結婚したいと人にアドバイスを求めていた50歳で彼女いない歴50年の同僚は、

「まず実家を出たほうがいいですよ。50歳の男がいまだにお母さんが作ったごはん食べてるってフツーにキモいですよ」

と3度結婚した男に言われ、

「だって、家事とかめんどくさいんだもん」

などとぐじぐじ言う。

「家事がめんどくさいっていうのは人生がめんどくさいっていうのと同じですよ。そんな人と結婚したい女の人いると思う?」

と、口を挟むと、さすがに女のわたしの一撃が効いたようで、うな垂れていた。

″めんどくさい″という言葉には負の力が宿っているように感じられる。この言葉を連発する人の周囲にいて、良いことが起こりそうな気がしない。言葉に出さなくてもなんとなくめんどくさいと思ってしまうことは日常のあちこちにある。でもそれをめんどくさいと言って放置するか、黙々とこなすのかで長い人生の中で大きな違いが出てくるのではないのか。わたしは″めんどくさい″というフィーリングは捨てると決めた。ただその日やることの計画を立てる。例えば今夜はベッドルームを掃除して、夕飯は蒸したコーンとハーブライスを作る。そしてテレビでフランス語講座を観る。疲れて寝てしまったりして、計画を遂行できない日もある。でもそれはめんどくさいのとは違う。

″Just do it!"

ってな感じで爽やかで潔く生活したい。


2014年07月07日(月) Before Midnight

今日は七夕だけど、この物語の1作目の″Before Sunrise"と2作目の″Before Sunset″の間は10年。その間もお互いに一緒に過ごしたほんの一夜の思い出を胸の中で温め続けてたっていう、彦星と織姫より細い糸を心の拠り所にしてたふたりの話だったというのに、丁寧に時間をかけて組み立てた積木を一瞬で破壊されたような気分。

映画が始まった直後の子猫の話ですでに心が萎えてしまった。
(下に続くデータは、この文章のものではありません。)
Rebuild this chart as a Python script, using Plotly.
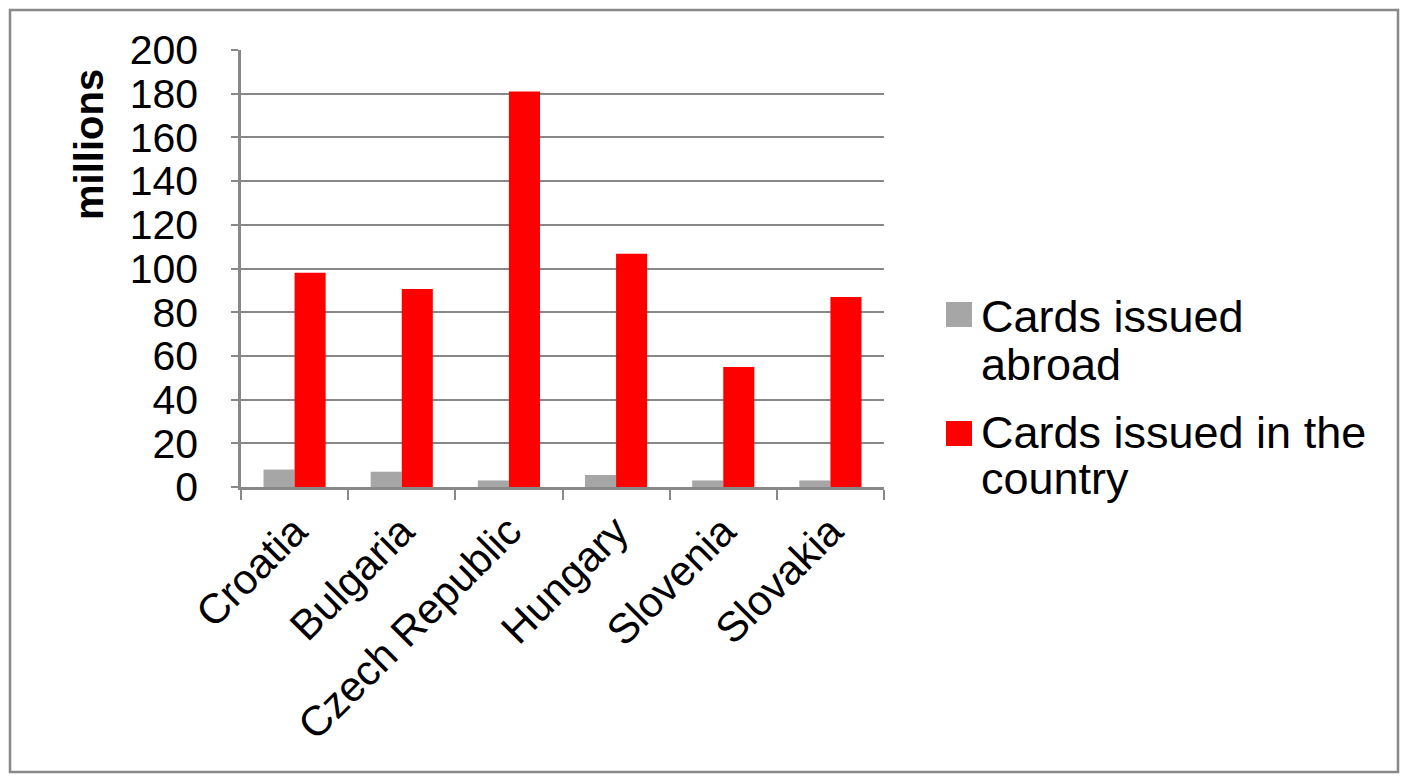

セリーヌが子供の頃飼ってた猫のクレオパトラが毎年必ず2匹の子猫を産んでいた。と思っていたら、大人になって実は父親が2匹だけ残して他の猫を袋に入れて捨てていたのを知ったという話。で、セリーヌが呟いた言葉。

″Poor dad"

″Poor cats"の間違いじゃないのかね?もう一回よく考え直して!と突っ込みたかった。しかし、この辺りでもうセリーヌがそういう家庭で育ったことと、自己中心的で他者に対してのイマジネーションが欠落してることが明白になっている。

人って一緒にいられるのが当たり前になってありがたみがなくなってくるのは自然なのかもしれないけど、それにしても見た目もモチベーションも劣化が顕著にでるのはやっぱり女のほうなのか。美しかったセリーヌ(ジュリー・デルピー)が年相応に崩れてきてるのは耐えられるとしても、あまりにもストレスに満ちた口うるさいおばちゃんみたいになってて、見るに耐えなかった。どんなにひどい喧嘩したって、男にセックスのダメ出しするってもう女としてオシマイみたいな感じがするな。変わらないところは、依然下ネタが好きなことだけど、下ネタを放出してもさっぱり見えるのは若くて美しい時だけだ。太った中年女がやると妙に下品で不気味に見える(これはいい勉強になった。わたしも気を付けよう)。口論になるとすぐFワードを連発したりするのもうんざりで、更にあのセックスシーン要らないでしょぉ。どうして今頃になってジュリー・デルピーの裸が出てきちゃうんだろう。これが現実って言いたかったんだろうけど、1、2作の淡い恋物語の行方を追って3作目を見て思いっきりズッコケた。